OBJECTIVE: Track down every line below that holds "React" and copy it.

[Rows from a dataset of charts and code]

══════════════════════════════

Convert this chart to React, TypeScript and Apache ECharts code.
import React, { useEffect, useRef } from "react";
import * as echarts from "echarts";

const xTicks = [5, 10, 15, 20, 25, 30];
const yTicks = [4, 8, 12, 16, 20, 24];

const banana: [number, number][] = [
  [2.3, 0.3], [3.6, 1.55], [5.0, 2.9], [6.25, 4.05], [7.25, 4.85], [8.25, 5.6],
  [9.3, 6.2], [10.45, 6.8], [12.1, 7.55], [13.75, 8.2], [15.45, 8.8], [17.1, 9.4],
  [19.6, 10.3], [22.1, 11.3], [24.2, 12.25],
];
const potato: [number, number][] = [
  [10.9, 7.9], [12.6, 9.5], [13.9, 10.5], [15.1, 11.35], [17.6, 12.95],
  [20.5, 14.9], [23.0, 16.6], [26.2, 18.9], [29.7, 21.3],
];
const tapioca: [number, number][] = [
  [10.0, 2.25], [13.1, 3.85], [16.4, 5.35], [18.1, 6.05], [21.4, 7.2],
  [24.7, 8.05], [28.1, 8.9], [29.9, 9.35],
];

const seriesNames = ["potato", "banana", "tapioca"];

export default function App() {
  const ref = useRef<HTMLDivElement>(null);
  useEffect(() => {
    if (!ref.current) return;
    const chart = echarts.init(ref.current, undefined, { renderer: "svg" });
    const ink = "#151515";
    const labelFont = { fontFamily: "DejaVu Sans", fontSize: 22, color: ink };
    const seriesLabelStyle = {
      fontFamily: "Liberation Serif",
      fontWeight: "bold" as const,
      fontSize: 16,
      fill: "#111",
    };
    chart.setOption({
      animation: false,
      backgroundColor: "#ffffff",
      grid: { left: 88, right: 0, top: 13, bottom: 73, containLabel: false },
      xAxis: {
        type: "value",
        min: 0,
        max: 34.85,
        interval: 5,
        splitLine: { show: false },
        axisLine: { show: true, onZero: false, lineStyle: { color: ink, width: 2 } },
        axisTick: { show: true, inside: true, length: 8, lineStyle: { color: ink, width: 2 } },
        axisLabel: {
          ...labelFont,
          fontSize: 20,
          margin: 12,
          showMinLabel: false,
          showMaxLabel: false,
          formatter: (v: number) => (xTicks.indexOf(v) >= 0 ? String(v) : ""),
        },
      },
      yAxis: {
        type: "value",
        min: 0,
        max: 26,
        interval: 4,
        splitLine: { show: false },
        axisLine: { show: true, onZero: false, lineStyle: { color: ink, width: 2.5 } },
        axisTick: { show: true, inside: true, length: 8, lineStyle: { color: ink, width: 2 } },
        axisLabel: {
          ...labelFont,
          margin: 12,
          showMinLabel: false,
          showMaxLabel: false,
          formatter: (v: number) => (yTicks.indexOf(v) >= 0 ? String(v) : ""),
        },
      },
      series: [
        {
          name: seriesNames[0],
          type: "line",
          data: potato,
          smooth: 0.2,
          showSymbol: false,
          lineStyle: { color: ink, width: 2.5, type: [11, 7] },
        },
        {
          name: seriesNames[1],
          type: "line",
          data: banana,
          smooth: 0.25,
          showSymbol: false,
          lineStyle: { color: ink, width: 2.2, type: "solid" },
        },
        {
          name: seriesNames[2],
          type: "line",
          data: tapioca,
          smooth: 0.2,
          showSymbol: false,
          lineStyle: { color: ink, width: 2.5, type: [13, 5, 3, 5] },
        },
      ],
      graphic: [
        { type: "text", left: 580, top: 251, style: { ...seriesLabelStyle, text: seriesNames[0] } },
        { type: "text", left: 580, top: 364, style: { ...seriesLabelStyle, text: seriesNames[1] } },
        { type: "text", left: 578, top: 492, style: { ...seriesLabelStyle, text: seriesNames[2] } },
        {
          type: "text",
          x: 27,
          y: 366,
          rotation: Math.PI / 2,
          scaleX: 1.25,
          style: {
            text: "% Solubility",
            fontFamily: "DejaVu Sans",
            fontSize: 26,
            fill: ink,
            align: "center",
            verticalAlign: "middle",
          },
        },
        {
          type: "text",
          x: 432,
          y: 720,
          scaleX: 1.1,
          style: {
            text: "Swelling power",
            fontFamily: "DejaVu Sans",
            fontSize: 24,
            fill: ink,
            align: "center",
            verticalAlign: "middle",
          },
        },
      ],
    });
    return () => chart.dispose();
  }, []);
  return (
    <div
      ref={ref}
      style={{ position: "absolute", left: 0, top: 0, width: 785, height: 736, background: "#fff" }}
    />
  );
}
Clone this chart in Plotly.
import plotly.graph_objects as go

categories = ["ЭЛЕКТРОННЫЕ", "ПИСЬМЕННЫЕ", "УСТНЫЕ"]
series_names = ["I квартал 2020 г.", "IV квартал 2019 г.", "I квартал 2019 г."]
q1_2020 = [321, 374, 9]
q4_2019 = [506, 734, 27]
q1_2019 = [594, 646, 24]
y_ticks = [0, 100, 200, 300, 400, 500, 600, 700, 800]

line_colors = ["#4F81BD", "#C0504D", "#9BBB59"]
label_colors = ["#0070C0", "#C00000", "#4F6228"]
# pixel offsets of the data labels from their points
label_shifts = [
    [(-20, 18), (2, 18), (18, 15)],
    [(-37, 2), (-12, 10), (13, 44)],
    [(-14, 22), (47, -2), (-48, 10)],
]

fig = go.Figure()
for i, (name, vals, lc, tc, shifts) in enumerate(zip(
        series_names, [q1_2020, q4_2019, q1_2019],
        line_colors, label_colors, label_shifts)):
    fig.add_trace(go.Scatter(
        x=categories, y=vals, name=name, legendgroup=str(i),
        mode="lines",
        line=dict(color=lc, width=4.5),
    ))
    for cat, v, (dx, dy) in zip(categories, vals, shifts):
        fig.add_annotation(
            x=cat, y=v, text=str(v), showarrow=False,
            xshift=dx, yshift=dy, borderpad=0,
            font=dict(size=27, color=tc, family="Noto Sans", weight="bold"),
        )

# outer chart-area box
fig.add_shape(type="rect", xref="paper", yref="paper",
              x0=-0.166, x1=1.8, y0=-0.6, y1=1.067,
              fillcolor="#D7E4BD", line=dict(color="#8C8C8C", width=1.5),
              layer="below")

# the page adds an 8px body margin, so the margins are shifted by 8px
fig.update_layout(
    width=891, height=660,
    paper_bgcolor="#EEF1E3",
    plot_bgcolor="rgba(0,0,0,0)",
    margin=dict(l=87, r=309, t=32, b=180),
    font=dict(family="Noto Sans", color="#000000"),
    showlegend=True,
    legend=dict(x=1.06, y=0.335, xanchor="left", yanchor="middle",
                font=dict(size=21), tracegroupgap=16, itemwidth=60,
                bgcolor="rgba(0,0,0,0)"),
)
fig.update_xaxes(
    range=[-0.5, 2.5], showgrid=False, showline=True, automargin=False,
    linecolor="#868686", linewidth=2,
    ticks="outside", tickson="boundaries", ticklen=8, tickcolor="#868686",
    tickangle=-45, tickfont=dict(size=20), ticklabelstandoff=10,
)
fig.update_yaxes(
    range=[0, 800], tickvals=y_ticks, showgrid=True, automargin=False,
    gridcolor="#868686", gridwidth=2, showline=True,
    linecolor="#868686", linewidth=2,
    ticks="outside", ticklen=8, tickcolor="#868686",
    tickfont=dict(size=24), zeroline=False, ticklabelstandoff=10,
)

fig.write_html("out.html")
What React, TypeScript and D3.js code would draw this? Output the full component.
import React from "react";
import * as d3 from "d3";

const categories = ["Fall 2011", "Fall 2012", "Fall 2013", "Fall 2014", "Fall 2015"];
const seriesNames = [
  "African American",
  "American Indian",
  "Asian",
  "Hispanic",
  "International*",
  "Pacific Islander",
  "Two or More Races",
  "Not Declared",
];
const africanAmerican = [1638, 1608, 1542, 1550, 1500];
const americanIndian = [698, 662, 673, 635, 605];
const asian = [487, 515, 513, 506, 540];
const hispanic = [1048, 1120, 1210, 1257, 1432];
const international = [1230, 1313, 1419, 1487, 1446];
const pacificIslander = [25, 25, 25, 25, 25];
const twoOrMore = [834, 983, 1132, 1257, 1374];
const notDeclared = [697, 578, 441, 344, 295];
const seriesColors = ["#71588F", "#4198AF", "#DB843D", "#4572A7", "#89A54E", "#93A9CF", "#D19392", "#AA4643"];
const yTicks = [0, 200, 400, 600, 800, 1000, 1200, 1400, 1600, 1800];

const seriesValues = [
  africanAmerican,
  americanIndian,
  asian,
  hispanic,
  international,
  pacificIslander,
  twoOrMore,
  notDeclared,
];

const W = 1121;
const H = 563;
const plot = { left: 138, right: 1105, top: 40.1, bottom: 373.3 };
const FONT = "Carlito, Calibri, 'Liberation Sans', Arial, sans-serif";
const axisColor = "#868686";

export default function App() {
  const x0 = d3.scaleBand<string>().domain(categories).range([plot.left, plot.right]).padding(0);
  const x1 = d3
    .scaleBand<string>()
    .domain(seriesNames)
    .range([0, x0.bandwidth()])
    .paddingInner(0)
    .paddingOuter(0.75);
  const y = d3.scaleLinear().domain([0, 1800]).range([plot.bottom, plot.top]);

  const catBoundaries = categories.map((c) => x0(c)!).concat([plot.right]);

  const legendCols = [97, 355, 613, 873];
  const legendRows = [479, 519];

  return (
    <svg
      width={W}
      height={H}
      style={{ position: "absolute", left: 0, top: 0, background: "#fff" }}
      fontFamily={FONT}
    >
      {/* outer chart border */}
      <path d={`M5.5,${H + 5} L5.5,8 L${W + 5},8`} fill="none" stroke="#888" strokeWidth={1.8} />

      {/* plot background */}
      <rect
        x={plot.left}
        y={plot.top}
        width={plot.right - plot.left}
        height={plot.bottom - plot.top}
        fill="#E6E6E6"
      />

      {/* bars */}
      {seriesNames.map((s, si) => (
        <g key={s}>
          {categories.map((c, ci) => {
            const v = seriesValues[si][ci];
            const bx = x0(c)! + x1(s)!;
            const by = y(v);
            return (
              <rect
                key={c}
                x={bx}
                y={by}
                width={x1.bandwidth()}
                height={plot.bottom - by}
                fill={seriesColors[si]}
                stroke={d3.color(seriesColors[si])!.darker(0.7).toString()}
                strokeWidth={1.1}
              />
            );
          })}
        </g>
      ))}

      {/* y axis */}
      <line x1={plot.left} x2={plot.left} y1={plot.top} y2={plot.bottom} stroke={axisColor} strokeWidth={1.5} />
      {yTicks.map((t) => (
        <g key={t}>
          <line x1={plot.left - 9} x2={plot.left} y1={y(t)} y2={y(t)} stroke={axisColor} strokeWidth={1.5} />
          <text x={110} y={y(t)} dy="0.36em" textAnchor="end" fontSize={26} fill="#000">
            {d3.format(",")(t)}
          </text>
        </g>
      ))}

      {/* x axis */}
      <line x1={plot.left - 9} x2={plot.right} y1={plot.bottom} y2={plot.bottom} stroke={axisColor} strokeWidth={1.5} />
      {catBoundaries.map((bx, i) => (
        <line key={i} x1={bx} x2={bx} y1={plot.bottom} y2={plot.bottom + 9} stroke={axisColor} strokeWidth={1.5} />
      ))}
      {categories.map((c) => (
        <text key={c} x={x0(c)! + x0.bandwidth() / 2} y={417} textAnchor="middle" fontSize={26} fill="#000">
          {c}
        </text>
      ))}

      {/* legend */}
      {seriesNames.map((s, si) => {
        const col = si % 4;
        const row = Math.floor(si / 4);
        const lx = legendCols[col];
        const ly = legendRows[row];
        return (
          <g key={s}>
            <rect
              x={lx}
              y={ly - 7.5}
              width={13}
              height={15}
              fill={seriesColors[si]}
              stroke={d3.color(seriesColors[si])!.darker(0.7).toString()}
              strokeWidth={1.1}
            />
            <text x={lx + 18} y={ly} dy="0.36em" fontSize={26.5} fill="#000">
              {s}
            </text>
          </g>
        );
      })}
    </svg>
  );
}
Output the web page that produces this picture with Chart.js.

══════════════════════════════

RESULT:
Convert this chart to React, TypeScript and Apache ECharts code.
import React, { useEffect, useRef } from "react";
What React, TypeScript and D3.js code would draw this? Output the full component.
import React from "react";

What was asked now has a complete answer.